About
Fedineko is indexing service for federated ActivityPub services.
It is not public so far. But might become... soon later.
I wrote initial implementation after struggling to find posts of interest on one of Mastodon instances.
Now full text search enabled instances are more common, cross-instance search experience is a bit lacking still though.
What is indexed?
Currently, Fedineko indexes public content captured on ActivityPub relays.
Specific rules to determine that indexing is allowed are here.
Fedineko does not index account details, though stores such information as account ID, tags, emojis and opt-out status.
Fedineko does not store images or really any other media attached to ActivityPub documents.
Stored account details are:
- account ID, in other words it is actor URL
- preferred username, usually it is username part of @username@server
- display names such as Fedi Neko
- Fediverse instance this account was created on, it is server part of @username@server
- index status such as opt-out status to deny or ban indexing
- avatar image URL, if any, it is used in search result output
- list of emojis, if any, it is used in search result output
- date and time when the account information was retrieved, it is used to drop account data after a week
- public key to validate signatures
Stored content details are:
- ID of content, it is URL, e.g., https://server/user/username/status/123
- Human friendly URL for content, e.g., https://server/@username/123
- date it was published, so week old content is deleted from index
- content text, it is the actual text data that is indexed
- sensitive content flag, to filter content in search query results
- tags, these are used in search by tag
- mentions, these are used to exclude mentions from index
- emojis, references of emojis to embed into text content when presenting search results
- attachments, reference to image or other media "attached" to content
- languages, used to select tokenizer when indexing
How many documents are indexed?
More than half of content is filtered out as folks prefer to keep it private, so it is not that much actually.

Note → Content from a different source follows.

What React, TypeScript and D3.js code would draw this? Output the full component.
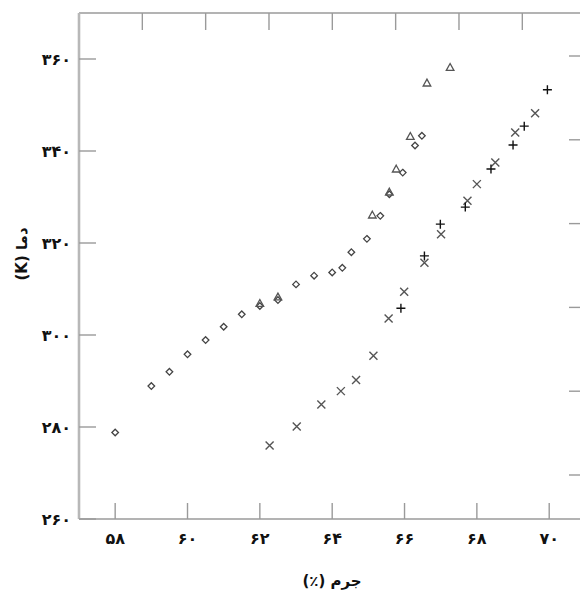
import React from "react";
import * as d3 from "d3";

// Data
const diamondX = [58.0, 59.0, 59.5, 60.0, 60.5, 61.0, 61.5, 62.0, 62.5, 63.0, 63.5, 64.0, 64.28, 64.53, 64.96, 65.33, 65.58, 65.95, 66.29, 66.48];
const diamondY = [278.8, 288.9, 292.0, 295.8, 298.9, 301.8, 304.5, 306.3, 307.6, 311.0, 312.9, 313.6, 314.6, 318.0, 320.9, 325.9, 330.6, 335.3, 341.2, 343.3];

const triangleX = [62.0, 62.5, 65.11, 65.58, 65.77, 66.16, 66.62, 67.26];
const triangleY = [306.8, 308.2, 326.0, 331.0, 336.0, 343.1, 354.7, 358.1];

const crossX = [62.27, 63.02, 63.7, 64.24, 64.66, 65.14, 65.56, 65.99, 66.55, 67.01, 67.74, 68.0, 68.51, 69.06, 69.61];
const crossY = [276.0, 280.1, 284.9, 287.8, 290.2, 295.5, 303.6, 309.4, 315.7, 321.9, 329.2, 332.8, 337.5, 344.0, 348.2];

const plusX = [65.9, 66.55, 66.99, 67.68, 68.39, 69.0, 69.31, 69.95];
const plusY = [305.8, 317.2, 324.1, 327.8, 336.1, 341.3, 345.4, 353.3];

const xTicks = [58, 60, 62, 64, 66, 68, 70];
const yTicks = [260, 280, 300, 320, 340, 360];
const topTicks = [1, 2, 3, 4, 5, 6, 7];
const rightTicks = [1, 2, 3, 4, 5, 6];

const xLabel = "جرم (٪)";
const yLabel = "دما (K)";

const W = 580;
const H = 591;
const left = 79;
const top = 13;
const bottom = 519;
const right = 585;

const fa = (n: number) => String(n).replace(/\d/g, (d) => "۰۱۲۳۴۵۶۷۸۹"[+d]);

export default function App() {
  const x = d3.scaleLinear().domain([57, 71]).range([left, left + 14 * 36.17]);
  const y = d3.scaleLinear().domain([260, 370]).range([bottom, bottom - 110 * 4.6]);
  const xTop = d3.scaleLinear().domain([0, 8]).range([left, left + 8 * 63.33]);
  const yRight = d3.scaleLinear().domain([1, 6]).range([475, 56]);

  const axisCol = "#9a9a9a";
  const font = "'DejaVu Sans', sans-serif";

  const diamonds = diamondX.map((v, i) => [x(v), y(diamondY[i])]);
  const triangles = triangleX.map((v, i) => [x(v), y(triangleY[i])]);
  const crosses = crossX.map((v, i) => [x(v), y(crossY[i])]);
  const pluses = plusX.map((v, i) => [x(v), y(plusY[i])]);

  return (
    <svg
      width={W}
      height={H}
      style={{ position: "absolute", left: 0, top: 0, background: "#fff" }}
      fontFamily={font}
    >
      <rect x={0} y={0} width={W} height={H} fill="#fff" />
      {/* frame */}
      <line x1={left} y1={top} x2={right} y2={top} stroke={axisCol} strokeWidth={1.3} />
      <line x1={left} y1={bottom} x2={right} y2={bottom} stroke={axisCol} strokeWidth={1.5} />
      <line x1={left} y1={top} x2={left} y2={bottom} stroke="#b8b8b8" strokeWidth={2.6} />

      {/* bottom ticks */}
      {xTicks.map((t) => (
        <g key={"xt" + t}>
          <line x1={x(t)} y1={bottom} x2={x(t)} y2={bottom - 16} stroke={axisCol} strokeWidth={1.4} />
          <text x={x(t)} y={bottom + 25} textAnchor="middle" fontSize={16} fontWeight="bold" fill="#111">
            {fa(t)}
          </text>
        </g>
      ))}
      {/* left ticks */}
      {yTicks.map((t) => (
        <g key={"yt" + t}>
          <line x1={left} y1={y(t)} x2={left + 17} y2={y(t)} stroke={axisCol} strokeWidth={1.4} />
          <text x={left - 8} y={y(t) + 6} textAnchor="end" fontSize={16} fontWeight="bold" fill="#111">
            {fa(t)}
          </text>
        </g>
      ))}
      {/* top ticks */}
      {topTicks.map((t) => (
        <line key={"tt" + t} x1={xTop(t)} y1={top} x2={xTop(t)} y2={top + 17} stroke={axisCol} strokeWidth={1.4} />
      ))}
      {/* right ticks */}
      {rightTicks.map((t) => (
        <line key={"rt" + t} x1={569} y1={yRight(t)} x2={W} y2={yRight(t)} stroke={axisCol} strokeWidth={1.4} />
      ))}

      {/* diamonds */}
      {diamonds.map(([cx, cy], i) => (
        <path
          key={"d" + i}
          d={`M${cx},${cy - 3.3}L${cx + 3.3},${cy}L${cx},${cy + 3.3}L${cx - 3.3},${cy}Z`}
          fill="#fff"
          stroke="#444"
          strokeWidth={1.3}
        />
      ))}
      {/* triangles */}
      {triangles.map(([cx, cy], i) => (
        <path
          key={"t" + i}
          d={`M${cx},${cy - 4.2}L${cx + 3.8},${cy + 2.6}L${cx - 3.8},${cy + 2.6}Z`}
          fill="none"
          stroke="#555"
          strokeWidth={1.3}
        />
      ))}
      {/* crosses */}
      {crosses.map(([cx, cy], i) => (
        <path
          key={"c" + i}
          d={`M${cx - 4},${cy - 4}L${cx + 4},${cy + 4}M${cx - 4},${cy + 4}L${cx + 4},${cy - 4}`}
          stroke="#555"
          strokeWidth={1.4}
        />
      ))}
      {/* pluses */}
      {pluses.map(([cx, cy], i) => (
        <path
          key={"p" + i}
          d={`M${cx - 4.5},${cy}L${cx + 4.5},${cy}M${cx},${cy - 4.5}L${cx},${cy + 4.5}`}
          stroke="#111"
          strokeWidth={1.4}
        />
      ))}

      {/* axis titles */}
      <text x={332} y={586} textAnchor="middle" fontSize={15} fontWeight="bold" fill="#111" direction="rtl">
        {xLabel}
      </text>
      <text
        transform={`translate(27,${254}) rotate(-90)`}
        textAnchor="middle"
        fontSize={15}
        fontWeight="bold"
        fill="#111"
        direction="rtl"
      >
        {yLabel}
      </text>
    </svg>
  );
}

Right now there are 222355 documents in the index.
What is data retention policy?
Data is stored in index for up to 7 days.
Where is it stored?
Data is stored and processed in DigitalOcean and AWS datacenters in US with all pros and cons of it.
What is crabo user-agent?
Crabo is Fedineko component that gets site information (title, description, image) from OpenGraph meta tags.
This information is used to render link preview for content that have links.
Crabo follows robots.txt instructions and robots meta tag options such as "noindex":
<meta name="robots" content="noindex">
<meta name="fedineko-crabo" content="noindex">
<meta name="fedineko-crabo, some-other-bot" content="noindex, noarchive">
so it will not attempt to process pages that explicitly ask not to do it.
What is oceanhorse user-agent?
Oceanhorse is Fedineko component that processes ActivityPub documents, extracts text and meta-data (such as timestamp,
author, tags) and passes it to indexing component. You are likely to see oceanhorse in logs of actual ActivityPub-federated instance.
What is octofedi user-agent?
Octofedi is Fedineko component that accepts ActivityPub documents, does a basic filtering and enqueues documents
for processing by Oceanhorse. You are likely to see requests from octofedi when it requests public keys to verify
document signatures.
What is fedidig.com?
That is where proof of concept was running, it is still used for development purposes.
I do not want content for my account to be indexed
Make sure that either "indexable" or "discoverable" flag is set to false.
Refer to your account settings on ActivityPub service instance or client settings to configure it.
When/if Fedineko search index becomes public, there will be one more way to opt-out from indexing.